Tuesday, November 06, 2007

Rumsfeld correct on Gulf Arab mentality

Last week a bunch of internal, informal memos written by Donald Rumsfeld were leaked out and caused a minor embarrassment to the White House. In one of them, Rumsfeld wrote that oil wealth has at times detached Muslims "from the reality of the work, effort and investment that leads to wealth for the rest of the world. Too often Muslims are against physical labor, so they bring in Koreans and Pakistanis while their young people remain unemployed. An unemployed population is easy to recruit to radicalism."

Not surprisingly, the terror-supporting CAIR complained, and the White House distanced itself from the memo.
The White House on Thursday sympathized with Arab-Americans who took offense to a memo that former Defense Secretary Donald Rumsfeld wrote saying that "oil wealth has made Muslims averse to physical labor."

Rumsfeld's belief is "not at all in line with the president's views," White House press secretary Dana Perino said.

Asked about Rumsfeld's memo, Perino acknowledged that some Arab-American groups took offense to his comment.

"We are aware that we have a lot of work to do in order to win hearts and minds across the Arab world and the Muslim world and I can understand why they would be offended by those comments," she said.

Ibrahim Hooper, a spokesman for the Council on American-Islamic Relations, said Rumsfeld's comment reflects the "stereotypical attitude" that led the United States to invade Iraq.

"Our policy was never based on reality," Hooper said. "It was based on the wild ideas of those who wanted to invade the region. ... It shows you what kind of wrong-headed policymakers we had at the time."

The problem is that Rumsfeld's observations were dead-on accurate if you understand that he was referring to residents of the oil-rich Gulf states. In context, it is clear that this was what he was talking about.

Anyone reading the Saudi-based Arab News for any period of time will see more than a few stories about the problems Saudis have with the sheer number of foreign workers they've brought in, legally or illegally, and not only from Pakistan or Korea but also from poor countries in Africa. Amnesty International estimates over seven million foreign workers in Saudi Arabia alone, with limited rights.

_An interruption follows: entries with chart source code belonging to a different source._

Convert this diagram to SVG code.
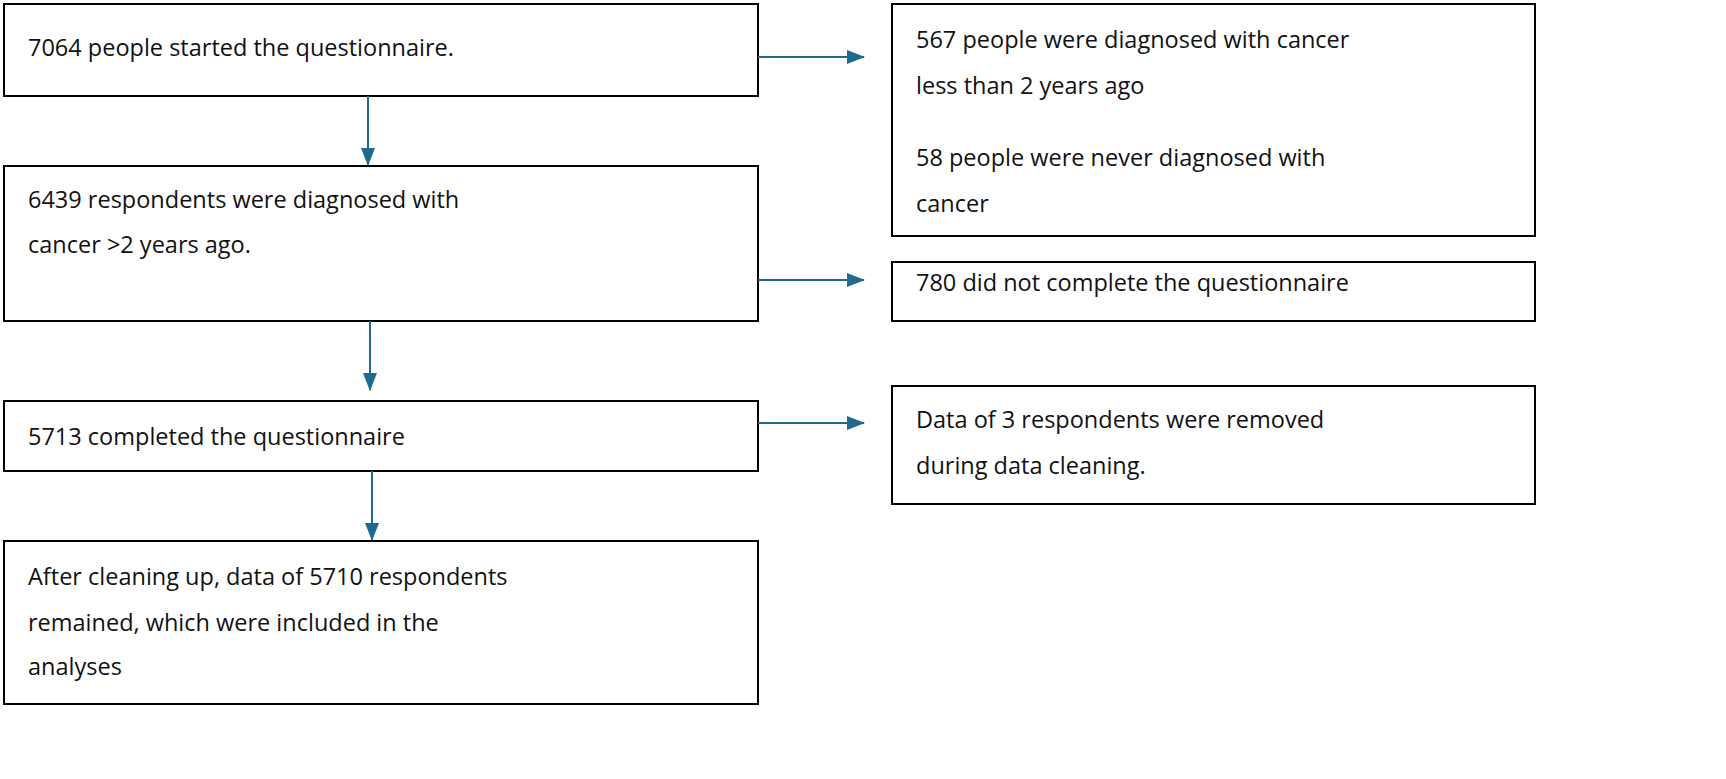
<svg xmlns="http://www.w3.org/2000/svg" width="1726" height="779" viewBox="0 0 1726 779">
<style>
.b{fill:#fff;stroke:#000;stroke-width:2}
text{font-family:"Open Sans","Noto Sans",sans-serif;font-size:23.5px;fill:#111}
.c{stroke:#1f6a8e;stroke-width:2;fill:none}
</style>
<defs><marker id="a" markerWidth="18" markerHeight="18" refX="17" refY="9" orient="auto" markerUnits="userSpaceOnUse" viewBox="0 0 18 18"><path d="M0,2 L18,9 L0,16 z" fill="#1f6a8e"/></marker></defs>
<rect width="1726" height="779" fill="#fff"/>
<g id="n1"><rect class="b" x="4" y="4" width="754" height="92"/><text x="28" y="56">7064 people started the questionnaire.</text></g>
<g id="n2"><rect class="b" x="4" y="166" width="754" height="155"/><text x="28" y="208">6439 respondents were diagnosed with</text><text x="28" y="253">cancer &gt;2 years ago.</text></g>
<g id="n3"><rect class="b" x="4" y="401" width="754" height="70"/><text x="28" y="445">5713 completed the questionnaire</text></g>
<g id="n4"><rect class="b" x="4" y="541" width="754" height="163"/><text x="28" y="585">After cleaning up, data of 5710 respondents</text><text x="28" y="631">remained, which were included in the</text><text x="28" y="675">analyses</text></g>
<g id="r1"><rect class="b" x="892" y="4" width="643" height="232"/><text x="916" y="48">567 people were diagnosed with cancer</text><text x="916" y="94">less than 2 years ago</text><text x="916" y="166">58 people were never diagnosed with</text><text x="916" y="212">cancer</text></g>
<g id="r2"><rect class="b" x="892" y="262" width="643" height="59"/><text x="916" y="291">780 did not complete the questionnaire</text></g>
<g id="r3"><rect class="b" x="892" y="386" width="643" height="118"/><text x="916" y="428">Data of 3 respondents were removed</text><text x="916" y="474">during data cleaning.</text></g>
<g id="connectors">
<line class="c" x1="368" y1="96" x2="368" y2="165" marker-end="url(#a)"/>
<line class="c" x1="370" y1="321" x2="370" y2="390" marker-end="url(#a)"/>
<line class="c" x1="372" y1="471" x2="372" y2="540" marker-end="url(#a)"/>
<line class="c" x1="758" y1="57" x2="864" y2="57" marker-end="url(#a)"/>
<line class="c" x1="758" y1="280" x2="864" y2="280" marker-end="url(#a)"/>
<line class="c" x1="758" y1="423" x2="864" y2="423" marker-end="url(#a)"/>
</g>
</svg>
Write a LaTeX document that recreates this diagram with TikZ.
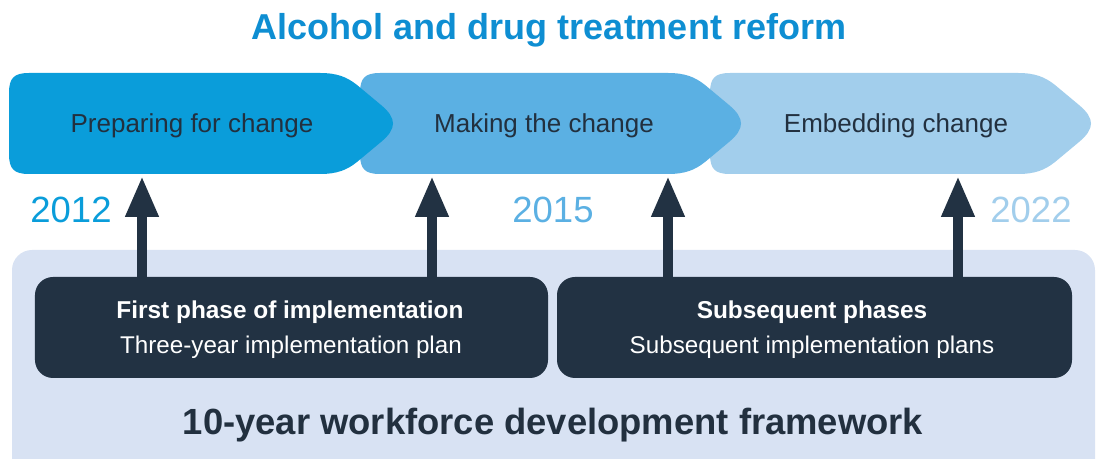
\documentclass[tikz,border=0pt]{standalone}
\usepackage{fontspec}
\setmainfont{Liberation Sans}
\usetikzlibrary{arrows.meta}
\definecolor{cA}{HTML}{0A9DDA}
\definecolor{cB}{HTML}{5BB0E3}
\definecolor{cC}{HTML}{A2CEEC}
\definecolor{titleblue}{HTML}{0E8ED2}
\definecolor{bgbox}{HTML}{D8E2F3}
\definecolor{darkbox}{HTML}{223243}
\definecolor{darktext}{HTML}{22303F}
\newcommand{\chevshape}[3]{%
 \fill[#3] ({#1+20},73) -- ({#2-75},73) .. controls ({#2-58},73) and ({#2-48},77) .. ({#2-38},85) -- ({#2-14},105) .. controls ({#2+2},118.3) and ({#2+2},128.7) .. ({#2-14},142) -- ({#2-38},162) .. controls ({#2-48},170) and ({#2-58},174) .. ({#2-75},174) -- ({#1+20},174) .. controls ({#1+5},174) and (#1,169) .. (#1,154) -- (#1,93) .. controls (#1,78) and ({#1+5},73) .. ({#1+20},73) -- cycle;}
\tikzset{
  title/.style={anchor=base, text=titleblue, font=\bfseries\fontsize{36bp}{40bp}\selectfont, inner sep=0pt},
  chevtext/.style={anchor=base, text=darktext, font=\fontsize{26bp}{30bp}\selectfont, inner sep=0pt},
  year/.style={anchor=base, font=\fontsize{36.5bp}{40bp}\selectfont, inner sep=0pt},
  phasebox/.style={fill=darkbox, rounded corners=18bp, minimum height=101bp, inner sep=0pt},
  phasehead/.style={anchor=base, text=white, font=\bfseries\fontsize{24.4bp}{28bp}\selectfont, inner sep=0pt},
  phasesub/.style={anchor=base, text=white, font=\fontsize{24.2bp}{28bp}\selectfont, inner sep=0pt},
  frametext/.style={anchor=base, text=darktext, font=\bfseries\fontsize{36.4bp}{40bp}\selectfont, inner sep=0pt},
  uparrow/.style={draw=darkbox, line width=10bp, -{Triangle[width=31bp,length=41bp]}}
}
\begin{document}
\begin{tikzpicture}[x=1bp,y=-1bp]
\useasboundingbox (0,0) rectangle (1098,459);
% title
\node[title] (ttl) at (549,40) {Alcohol and drug treatment reform};
% chevrons
\chevshape{710}{1093}{cC}
\chevshape{360}{743}{cB}
\chevshape{9}{395}{cA}
\node[chevtext] (c1) at (192,133) {Preparing for change};
\node[chevtext] (c2) at (544,133) {Making the change};
\node[chevtext] (c3) at (896,133) {Embedding change};
% years
\node[year, text=cA] (y1) at (71,223) {2012};
\node[year, text=cB] (y2) at (553,223) {2015};
\node[year, text=cC] (y3) at (1031,223) {2022};
% framework background
\fill[bgbox, rounded corners=20bp] (12,250) rectangle (1095,480);
% phase boxes
\node[phasebox, minimum width=513bp] (p1) at (291.5,327.5) {};
\node[phasebox, minimum width=515bp] (p2) at (814.5,327.5) {};
\node[phasehead] (h1) at (290,319) {First phase of implementation};
\node[phasesub] (s1) at (291,354) {Three-year implementation plan};
\node[phasehead] (h2) at (812,319) {Subsequent phases};
\node[phasesub] (s2) at (812,354) {Subsequent implementation plans};
% framework label
\node[frametext] (fw) at (553,435) {10-year workforce development framework};
% arrows
\coordinate (t1) at (142,176);
\coordinate (t2) at (432,176);
\coordinate (t3) at (668,176);
\coordinate (t4) at (958,176);
\draw[uparrow] (p1.north -| t1) -- (t1);
\draw[uparrow] (p1.north -| t2) -- (t2);
\draw[uparrow] (p2.north -| t3) -- (t3);
\draw[uparrow] (p2.north -| t4) -- (t4);
\end{tikzpicture}
\end{document}
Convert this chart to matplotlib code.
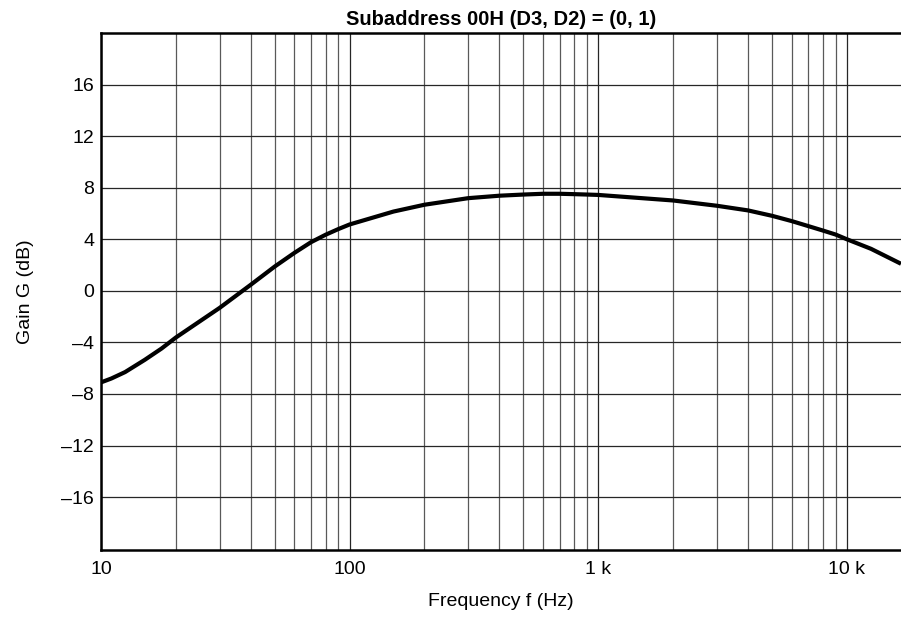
import matplotlib.pyplot as plt
from matplotlib.ticker import FixedLocator, NullFormatter

plt.rcParams['font.family'] = ['Liberation Sans', 'DejaVu Sans']

# Gain curve
freq = [10, 11, 12.5, 15, 17.5, 20, 30, 40, 50, 60, 70, 80, 90, 100, 150,
        200, 300, 400, 500, 600, 700, 800, 900, 1000,
        2000, 3000, 4000, 5000, 6000, 7000, 8000, 9000, 10000, 12500, 16500]
gain = [-7.1, -6.8, -6.3, -5.35, -4.48, -3.62, -1.32, 0.47, 1.89, 2.95, 3.78, 4.35, 4.79, 5.15, 6.15,
        6.68, 7.19, 7.38, 7.47, 7.53, 7.53, 7.5, 7.47, 7.44,
        7.01, 6.6, 6.24, 5.82, 5.41, 5.02, 4.68, 4.37, 4.0, 3.26, 2.1]

xticks = [10, 100, 1000, 10000]
xticklabels = ['10', '100', '1 k', '10 k']
yticks = [-16, -12, -8, -4, 0, 4, 8, 12, 16]
yticklabels = ['–16', '–12', '–8', '–4', '0', '4', '8', '12', '16']

fig = plt.figure(figsize=(9.01, 6.25), dpi=100)
ax = fig.add_axes([101/901, 1 - 550/625, 1 - 101/901, (550 - 33)/625])

ax.plot(freq, gain, color='black', lw=3, solid_capstyle='butt', solid_joinstyle='round')

ax.set_xscale('log')
ax.set_xlim(10, 16500)
ax.set_ylim(-20.1, 20)

ax.xaxis.set_major_locator(FixedLocator(xticks))
ax.set_xticklabels(xticklabels)
minor = [m * d for d in (10, 100, 1000) for m in range(2, 10)]
ax.xaxis.set_minor_locator(FixedLocator(minor))
ax.xaxis.set_minor_formatter(NullFormatter())
ax.set_yticks(yticks)
ax.set_yticklabels(yticklabels)

ax.grid(True, which='major', color='0.15', lw=0.9)
ax.grid(True, which='minor', axis='x', color='0.35', lw=0.9)
ax.tick_params(which='both', length=0, labelsize=14)
ax.tick_params(axis='x', pad=8)
ax.tick_params(axis='y', pad=5)

for s in ['left', 'bottom', 'top']:
    ax.spines[s].set_linewidth(1.8)
ax.spines['right'].set_visible(False)

ax.set_title('Subaddress 00H (D3, D2) = (0, 1)', fontsize=14.5, fontweight='bold', pad=6)
ax.set_xlabel('Frequency f (Hz)', fontsize=14, labelpad=11)
ax.set_ylabel('Gain G (dB)', fontsize=14, labelpad=20)

fig.savefig('out.png', dpi=100)
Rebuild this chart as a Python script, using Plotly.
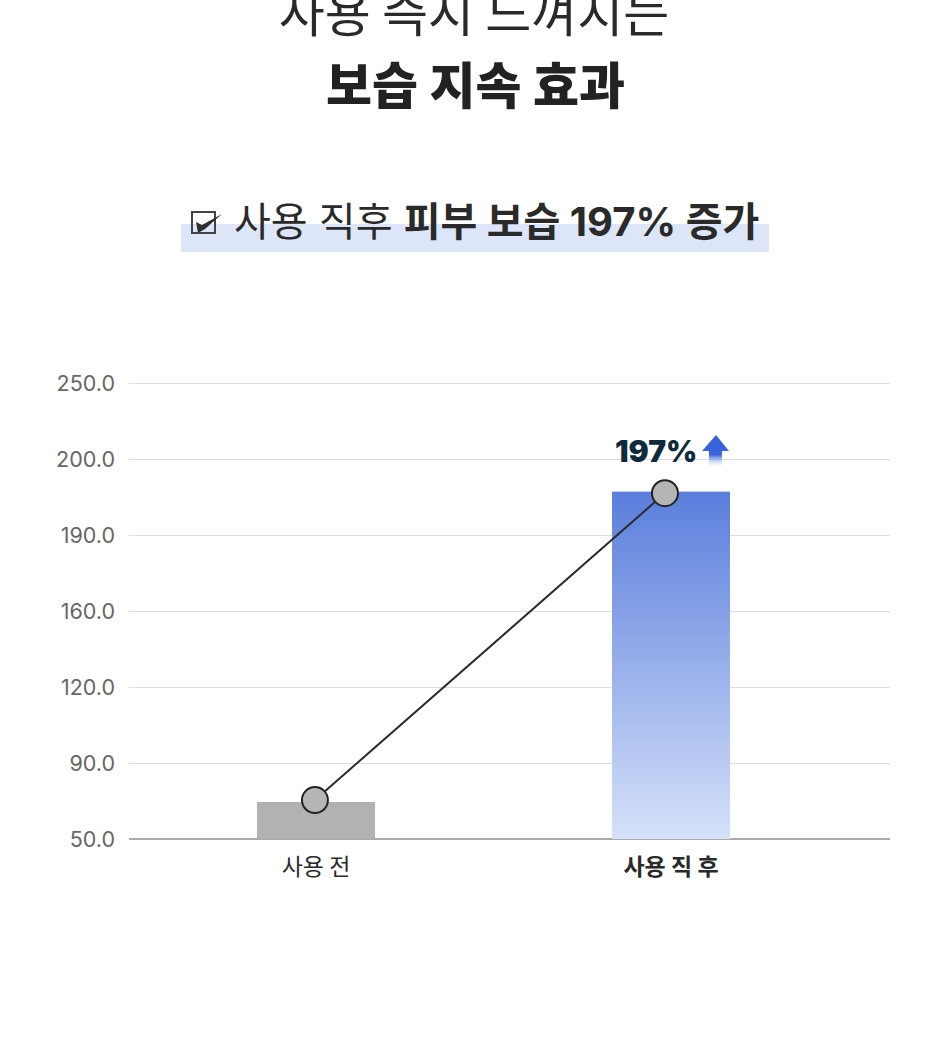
import numpy as np
import plotly.graph_objects as go

# chart data
categories = ["사용 전", "<b>사용 직 후</b>"]
bar_values = [69.5, 195.7]
line_values = [70.5, 195.5]
line_x_shift = [-0.003, -0.017]  # the dots sit slightly left of the bar centres

# the axis is not linear: ticks are evenly spaced whatever their value
tick_values = [50, 90, 120, 160, 190, 200, 250]
tick_labels = ["50.0", "90.0", "120.0", "160.0", "190.0", "200.0", "250.0"]

gain_label = "197%"
title_top = "사용 즉시 느껴지는"
title_bold = "보습 지속 효과"
subtitle = "사용 직후 <b>피부 보습 197% 증가</b>"

W, H = 950, 1049
FONT = "Inter, 'Noto Sans CJK KR', sans-serif"
KR = "'Noto Sans CJK KR', sans-serif"
BAR_W = 118 / 355
SLOTS = len(tick_values) - 1
PAD = 0.03  # keeps the first and last grid line off the axis edges


def to_axis(vals):
	# map values on to the evenly spaced tick slots
	return np.interp(vals, tick_values, range(len(tick_values))).tolist()


def px_x(x):
	return x / W


def px_y(y):
	return 1 - y / H


slot_px = (839 - 383) / SLOTS
plot_top = 383 - PAD * slot_px
plot_bottom = 839 + PAD * slot_px

bar_y = to_axis(bar_values)
line_y = to_axis(line_values)
x_pos = list(range(len(categories)))
line_x = [p + s for p, s in zip(x_pos, line_x_shift)]

fig = go.Figure()

fig.add_trace(go.Bar(
	x=x_pos,
	y=bar_y,
	width=BAR_W,
	marker=dict(color=["#b2b2b2", "#8ea6e8"], line_width=0),
	hoverinfo="skip",
))

# gradient over the second bar
left = x_pos[1] - BAR_W / 2
right = x_pos[1] + BAR_W / 2
fig.add_trace(go.Scatter(
	x=[left, left, right, right, left],
	y=[0, bar_y[1], bar_y[1], 0, 0],
	mode="lines",
	line=dict(width=0),
	fill="toself",
	fillgradient=dict(
		type="vertical",
		colorscale=[[0, "#d5e1f9"], [1, "#5a7edc"]],
	),
	hoverinfo="skip",
))

fig.add_trace(go.Scatter(
	x=line_x,
	y=line_y,
	mode="lines+markers",
	line=dict(color="#2b2b2b", width=2),
	marker=dict(size=26, color="#b5b5b5", line=dict(color="#222222", width=2)),
	hoverinfo="skip",
))

# gain arrow, x2/y2 count in page pixels
fig.add_trace(go.Scatter(
	x=[716, 729, 722, 722, 709, 709, 702, 716],
	y=[435, 451, 451, 468, 468, 451, 451, 435],
	xaxis="x2",
	yaxis="y2",
	mode="lines",
	line=dict(width=0),
	fill="toself",
	fillgradient=dict(
		type="vertical",
		start=468,
		stop=435,
		colorscale=[[0, "rgba(255,255,255,0)"], [0.4, "#3a66da"], [1, "#3560d8"]],
	),
	hoverinfo="skip",
))

# the top line runs off the page, annotations would get pushed back inside
fig.add_trace(go.Scatter(
	x=[474],
	y=[19],
	xaxis="x2",
	yaxis="y2",
	mode="text",
	text=[title_top],
	textposition="middle center",
	textfont=dict(size=50, color="#2a2a2a", family=KR, weight=400),
	cliponaxis=False,
	hoverinfo="skip",
))

shapes = [
	# highlight behind the subtitle
	dict(type="rect", xref="paper", yref="paper", layer="below",
		x0=px_x(181), x1=px_x(769), y0=px_y(252), y1=px_y(224),
		fillcolor="#dde5f9", line_width=0),
	# check box
	dict(type="rect", xref="paper", yref="paper",
		x0=px_x(192), x1=px_x(215), y0=px_y(233), y1=px_y(212),
		line=dict(color="#444444", width=2), fillcolor="rgba(0,0,0,0)"),
]
check = [(196, 222), (202, 225), (222, 214), (205, 229), (198, 233)]
check_path = "M " + " L ".join(f"{px_x(a):.5f},{px_y(b):.5f}" for a, b in check) + " Z"
shapes.append(dict(type="path", xref="paper", yref="paper", path=check_path,
	fillcolor="#2f2f2f", line_width=0))

annotations = [
	dict(text=title_bold, x=0.5, y=px_y(82), font=dict(size=50, color="#222222", family=KR, weight=900)),
	dict(text=subtitle, x=px_x(496), y=px_y(222), font=dict(size=40, color="#2a2a2a", family=FONT)),
	dict(text=gain_label, x=px_x(656), y=px_y(451), font=dict(size=30, color="#0d2b3a", family=FONT, weight=900)),
]
for a in annotations:
	a.update(xref="paper", yref="paper", showarrow=False, xanchor="center", yanchor="middle")

fig.update_layout(
	width=W,
	height=H,
	margin=dict(l=0, r=0, t=0, b=0, autoexpand=False),
	paper_bgcolor="white",
	plot_bgcolor="rgba(0,0,0,0)",
	showlegend=False,
	shapes=shapes,
	annotations=annotations,
	font=dict(family=FONT),
	xaxis=dict(
		domain=[px_x(129), px_x(890)],
		range=[-187 / 355, 574 / 355],
		tickmode="array",
		tickvals=x_pos,
		ticktext=categories,
		tickfont=dict(size=23, color="#2a2a2a", family=KR),
		ticks="",
		ticklabelstandoff=10,
		showgrid=False,
		zeroline=False,
		showline=False,
		fixedrange=True,
	),
	yaxis=dict(
		domain=[px_y(plot_bottom), px_y(plot_top)],
		range=[-PAD, SLOTS + PAD],
		tickmode="array",
		tickvals=list(range(len(tick_values))),
		ticktext=tick_labels,
		tickfont=dict(size=21.5, color="#666666", family=FONT),
		ticks="",
		ticklabelstandoff=13,
		showgrid=True,
		gridcolor="#dedede",
		gridwidth=1.4,
		zeroline=True,
		zerolinecolor="#aaaaaa",
		zerolinewidth=2,
		showline=False,
		fixedrange=True,
	),
	# full page axes in pixels, for the arrow and the top line
	xaxis2=dict(domain=[0, 1], range=[0, W], visible=False, anchor="y2", fixedrange=True),
	yaxis2=dict(domain=[0, 1], range=[H, 0], visible=False, anchor="x2", fixedrange=True),
)

# drop the default body margin so the page lines up with the window
fig.write_html(
	"out.html",
	config=dict(displayModeBar=False),
	post_script="document.body.style.margin='0';document.body.style.overflow='hidden';",
)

And this is not a new phenomenon - hundreds of thousands of Palestinian Arabs migrated to the Gulf in the fifties and sixties, not only because the the economic opportunities there but also because the local Arabs were simply lazy and the Palestinian Arabs who were willing to move and get off the UNRWA dole were hard working and ambitious. It has been observed that Palestinian Arabs essentially built Kuwait's entire infrastructure.

As far as the other half of Rumsfeld's observations, that young spoiled Arabs are ripe for recruiting into terror groups, this is also beyond dispute. As studies have shown, the average terrorist is not poor but comes from the middle class and has above-average wealth and education - and in Saudi Arabia, the middle class means that you only have two or three maids in your house.

It is not a stretch to think that these young men are the prime recruits for terror. As was reported this week, Saudi Arabia is the "hub of world terror."

So what exactly did Rumsfeld say that was wrong or offensive? His observations and inferences were as accurate as any can be about a group of people.

If the White House wants to capture the "hearts and minds" of the Arab world, it will not succeed by pandering to fantasies and myths. Distancing itself from the truth about the Arab world and the sources of terrorism is a giant step backwards.